Where are they now?

He was one of the most-feared strikers in the PSL in his heyday and a thorn in the flesh for many an opposition defender. His burst of speed belied his beefy stature and the sight of him packing a powerful shot with either foot on the run still lingers in most fans’ minds.

Out of the game, but Ngqabutho Sibanda’s memory lives on.
Out of the game, but Ngqabutho Sibanda’s memory lives on.

Enter Ngqabutho “Ngqayeeeeeee” Sibanda, the former Railstars attacking midfielder who made scoring look easy just after the turn of the millennium.

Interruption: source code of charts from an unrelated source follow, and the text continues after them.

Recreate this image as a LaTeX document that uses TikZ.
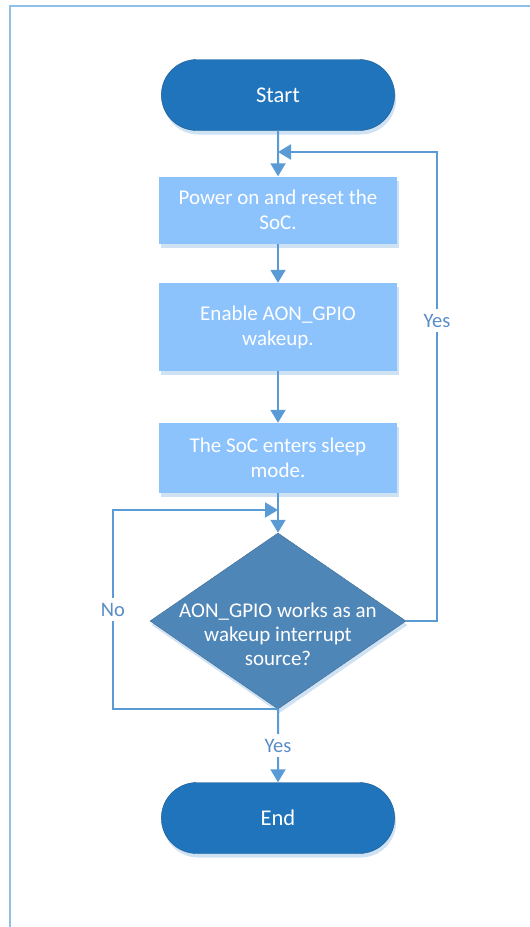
\documentclass[tikz,border=0pt]{standalone}
\usepackage{fontspec}
\setmainfont{Carlito}
\usetikzlibrary{shapes.geometric,shapes.misc,arrows.meta,shadows}
\definecolor{termblue}{HTML}{1F74BC}
\definecolor{boxblue}{HTML}{8CC3FD}
\definecolor{decblue}{HTML}{4F86B8}
\definecolor{lineblue}{HTML}{5B9BD5}
\definecolor{frameblue}{HTML}{8DC1E8}
\definecolor{shadeblue}{HTML}{CFE2F3}
\definecolor{labelblue}{HTML}{5A8CC6}
\tikzset{
	softshadow/.style={drop shadow={shadow xshift=1.5pt,shadow yshift=-4pt,fill=shadeblue,opacity=1}},
	term/.style={rounded rectangle,fill=termblue,draw=termblue!75!black,line width=0.4pt,minimum width=240pt,minimum height=71pt,text=white,font=\fontsize{22.5}{26}\selectfont,softshadow},
	procbox/.style={rectangle,fill=boxblue,minimum width=238pt,text=white,align=center,font=\fontsize{21}{25}\selectfont,softshadow},
	decbox/.style={diamond,fill=decblue,draw=decblue!80!black,line width=0.4pt,minimum width=256pt,minimum height=176pt,inner sep=0pt,softshadow},
	dectext/.style={align=center,text=white,font=\fontsize{21}{24}\selectfont},
	flow/.style={draw=lineblue,line width=2pt},
	yesno/.style={fill=white,text=labelblue,font=\fontsize{20.5}{24}\selectfont,inner xsep=2pt,inner ysep=5pt}
}
\begin{document}
\begin{tikzpicture}[>={Triangle[length=13pt,width=15pt]},x=1pt,y=-1pt]
		\useasboundingbox (0,0) rectangle (530,927);
		% frame
		\draw[frameblue,line width=2.5pt] (10,927) -- (10,6) -- (530,6);
		% steps
		\node[term] (start) at (278,95) {Start};
		\node[procbox,minimum height=67pt] (power) at (278,210) {Power on and reset the\\SoC.};
		\node[procbox,minimum height=88pt] (enable) at (278,327) {Enable AON\_GPIO\\wakeup.};
		\node[procbox,minimum height=70pt] (sleep) at (278,458) {The SoC enters sleep\\mode.};
		\node[decbox] (wake) at (278,621) {};
		\node[dectext] (waketxt) at (278,634) {AON\_GPIO works as an\\wakeup interrupt\\source?};
		\node[term] (end) at (278,818) {End};
		% merge points
		\coordinate (backin) at (278,152);
		\coordinate (noin) at (278,510);
		\coordinate (yescorner) at (437,152);
		\coordinate (nocorner) at (113,510);
		% connectors
		\draw[flow,->] (start) -- (power);
		\draw[flow,->] (power) -- (enable);
		\draw[flow,->] (enable) -- (sleep);
		\draw[flow,->] (sleep) -- (wake);
		\draw[flow,->] (wake.east) -| node[yesno,pos=0.82] {Yes} (yescorner) -- (backin);
		\draw[flow,->] (wake.south) -| node[yesno,pos=0.75] {No} (nocorner) -- (noin);
		\draw[flow,->] (wake.south) -- node[yesno] {Yes} (end);
		\end{tikzpicture}
\end{document}
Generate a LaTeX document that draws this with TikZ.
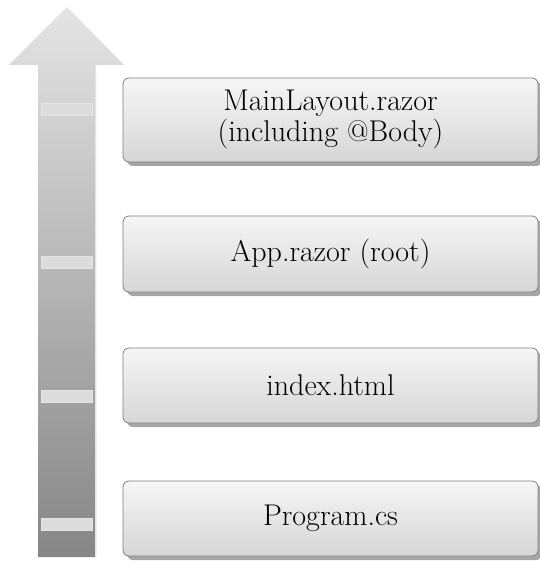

The former youth international still recalls the 2002 ZIFA Unity Cup, in which he volleyed Njanji to the lead and set them up for 3-1 first round triumph over the Bulawayo giants.

“Whenever I played against Highlanders, I put in my best because they wanted to rule Bulawayo, but we knew that we played better than them. They only had vociferous fans who intimidated the opposition,” he told The Zimbabwean.

“In 2002, I was at the peak of my game and it came as no surprise that I scored the first goal as we thrashed them. I overshadowed their usually strong midfield as I played one of my best games.”

Sibanda made his debut for Njanji in 2000, at the tender age of 17. That team, which boasted the likes of Edward ‘Sporo’ Tembo, Patson Rungisa, Master Masiku, Calvin Maseko, Collins Nyambiya and Tirivavi Sithole, was a marvel to watch, making even big guns bite the dust at Emagumeni. Ngqabutho was the elder of the two Sibanda brothers, with his sibling, Nqobile, also a brilliant midfielder in his own right.

“I was very fortunate to be thrust into that team at such a young age. It was a dream come true to don that green and yellow jersey. It was a talented outfit, but I managed to shrug-off the competition for positions to settle for a regular slot behind the strikers.”

The country’s economic problems and lack of proper sponsorship for the game relegated soccer players to “casual worker” class salaries.

“Inflation was very high and we could not afford soccer boots, which cost three times our salaries. Not even the peanuts we earned at National Railways of Zimbabwe could better our financial positions and it was wise for us to quit an early age,” he added.

Like everybody in the Railstars class of 2002, Sibanda has the memory of having reached the only cup final in the club’s history – the ZIFA Unity Cup of that year, but also a bitter one of losing to Masvingo and getting relegated to the first division.

“Cosmas Tsano Zulu remains the greatest coach I ever worked with. He motivated us a lot in our season of return to the Premiership. When he took us, we had gone for five matches without a win, but under him, we managed to improve a lot and went on to escape relegation.”

Among the awards he won at Njanji was the Most Promising Player, Young Player of the Year and the ZIFA Unity Cup runner-up medal.

He also excelled at youth tournaments, where he won the developmental Peter Ndlovu Trophy four times and the regional Best of Africa five times.